The ACL 2023 conference has a special “reality check” track, which amongst other things asks for papers which look at whether “reported performance improvements on NLP benchmarks are meaningful”. I may submit a focused paper to this track with some colleagues, but I’m also wondering whether to submit a more general opinion piece or position paper (not sure, still thinking about this). Because I think the leaderboard approach to NLP really hurts the field! I’ve seen zillions of papers which present small improvements on leaderboard tasks, and very few of them have been worth reading. Basically leaderboard papers are (A) often scientifically dubious and/or (B) have little relevance to real-world NLP (or science of language) because of inappopriate datasets and/or evaluation. Also (C), leaderboard fixation discourages people from working on very important issues that do not fit into leaderboard contexts.
I should say that by “leaderboard task”, I mean a dataset and evaluation metric where a public record is kept of the systems which have the highest score on the metric for this dataset.

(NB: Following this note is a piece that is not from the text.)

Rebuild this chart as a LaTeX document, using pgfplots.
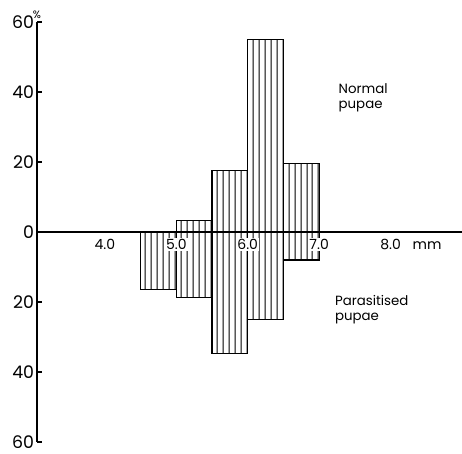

The first point is that if we look at leaderboard papers which are stand-alone, ie not done as part of a shared task, then I suspect a lot of these are scientifically dubious, because of the following factors.
- Poorly done experiments: I’ve been involved in several reproducibility projects and events over the past few years, and one thing I’ve learned is that a lot of experiments are flawed because of sloppy techniques and/or buggy code. It doesnt help that the academic community shows so little interest in quality assurance (blog).
- Knowledge of test data: A lot of authors in this space are very familiar with the test data in the leaderboard data set. Even if they don’t explicitly train on test data, being familiar with the test data may guide them into approaches which are essentially tuned to the test data.
- Multiple hypotheses: Its easy to run hundreds or even thousands of experiments, trying small tweaks or even just a different random seed. The laws of probability tell us that if you run a thousand experiments, you’re probably going to get good results on a few occasions just by being lucky, even if your system is no better than state-of-art (blog).
I should say that the above problems should *not* occur in a well-designed and executed shared task, where participants do not see the test data before submission and the actual evaluation is done by someone else. But many (most?) leaderboard papers are done stand-alone, not as part of a shared task.
If we expect leaderboard results to be meaningful predictors of real-world utility, then the datasets used in leaderboard tasks need to be high-quality and representative of real-world usage. Unfortunately, a lot of leaderboard data sets are nothing like real world usage. For example, the most common datasets of news summarisation, CNN/DailyMail and XSum, do not contain actual news summaries (blog). In general the academic community seems to have little interest in encouraging the usage of high-quality datasets, and indeed sometimes seems to encourage the use of *low-quality* data sets (blog).
A related point is datasets which contain synthetic data. For example, the WeatherGov weather-forecast corpus, which was the subject of many leaderboard-type papers, consisted of texts produced by a rule-based NLG system, not actual weather forecasts written by people. Which meant that the goal of the leaderboard task was to build a neural or ML system which could reproduce a rule-based system. I dont understand why this is interesting or useful (blog). Certainly no one in the real world is going to use a complex neural black-box model which approximates a white-box rule-based model, they’ll just use the original rule-based model.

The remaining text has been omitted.